By understanding these dynamics, investors can better navigate the emotional highs and lows of crypto trading while focusing on long-term value rather than short-term noise.
Frequently Asked Questions (FAQ)
Q: What causes Bitcoin’s price to crash suddenly?
A: Sudden drops are often triggered by large sell-offs from major holders (whales), negative news, or market panic. Without price limits, even moderate selling pressure can cause rapid declines.
Q: Can retail investors protect themselves from market manipulation?
A: Yes. Diversifying investments, avoiding leverage, setting stop-loss orders, and conducting independent research can reduce exposure to sudden swings caused by whale activity.
Q: Why is Satoshi Nakamoto’s Bitcoin stash so significant?
A: With nearly 1 million Bitcoins believed to be under Satoshi’s control, any movement of these coins could signal intent to sell—potentially crashing prices due to sudden supply influx.
Q: Are institutions making Bitcoin safer or more controlled?
A: Institutional involvement brings more capital and credibility but also increases centralization risks. If a few entities control large supplies, they can indirectly influence prices.

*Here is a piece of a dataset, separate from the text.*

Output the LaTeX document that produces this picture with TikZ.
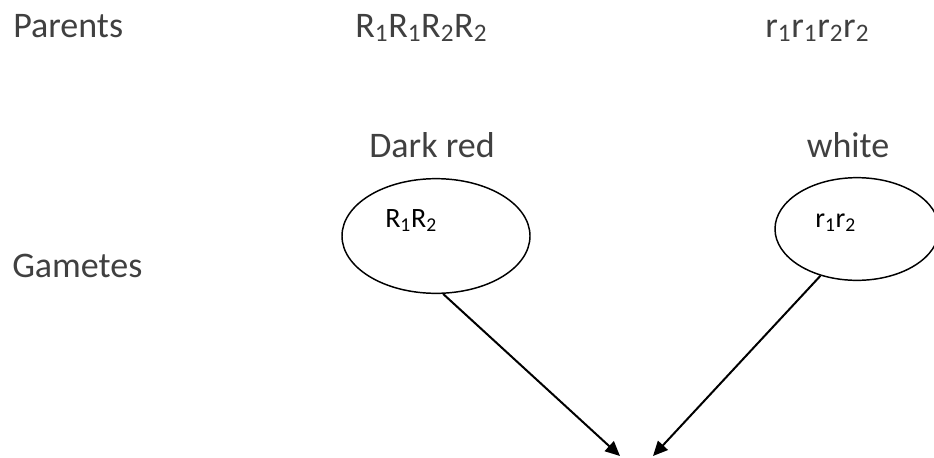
\documentclass[tikz,border=0pt]{standalone}
\usepackage{fontspec}
\setmainfont{Carlito}
\usetikzlibrary{shapes.geometric, arrows.meta}
\definecolor{textgrey}{HTML}{404040}

\begin{document}
\begin{tikzpicture}[x=0.75pt, y=-0.75pt, >={Triangle[length=11pt, width=10pt]}]
\useasboundingbox (0,0) rectangle (934,457);
\tikzset{
  bigtext/.style={font=\fontsize{27}{32}\selectfont, text=textgrey, inner sep=0pt},
  smalltext/.style={font=\fontsize{21}{25}\selectfont, inner sep=0pt},
  gamete/.style={draw, ellipse, line width=1.1pt, inner sep=0pt}
}
% row labels
\node[bigtext, anchor=base west] (parents) at (13,37) {Parents};
\node[bigtext, anchor=base west] (gametes) at (12,277) {Gametes};
% parents
\node[bigtext, anchor=base west] (pdark) at (355,37) {R\textsubscript{1}R\textsubscript{1}R\textsubscript{2}R\textsubscript{2}};
\node[bigtext, anchor=base west] (pwhite) at (765,37) {r\textsubscript{1}r\textsubscript{1}r\textsubscript{2}r\textsubscript{2}};
\node[bigtext, anchor=base] (darkred) at (432,157) {Dark red};
\node[bigtext, anchor=base] (white) at (848,157) {white};
% gametes
\node[gamete, minimum width=141pt, minimum height=86pt] (lgam) at (436,236) {};
\node[gamete, minimum width=123pt, minimum height=77pt] (rgam) at (857,229) {};
\node[smalltext, anchor=base west] (lgamtext) at (385,227) {R\textsubscript{1}R\textsubscript{2}};
\node[smalltext, anchor=base west] (rgamtext) at (815,227) {r\textsubscript{1}r\textsubscript{2}};
% arrows
\coordinate (tipL) at (620,456);
\coordinate (tipR) at (653,456);
\draw[->, line width=1.5pt] (lgam.277) -- (tipL);
\draw[->, line width=1.5pt] (rgam.232) -- (tipR);
\end{tikzpicture}
\end{document}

Q: How can I tell if Bitcoin is being used as money or just for speculation?
A: Look at on-chain transaction data and merchant adoption rates. High trading volume with low real-world usage indicates speculation dominates.
Q: Should I invest in Bitcoin given its volatility?
A: Only allocate funds you can afford to lose. Consider Bitcoin a high-risk asset and balance it with more stable investments in your portfolio.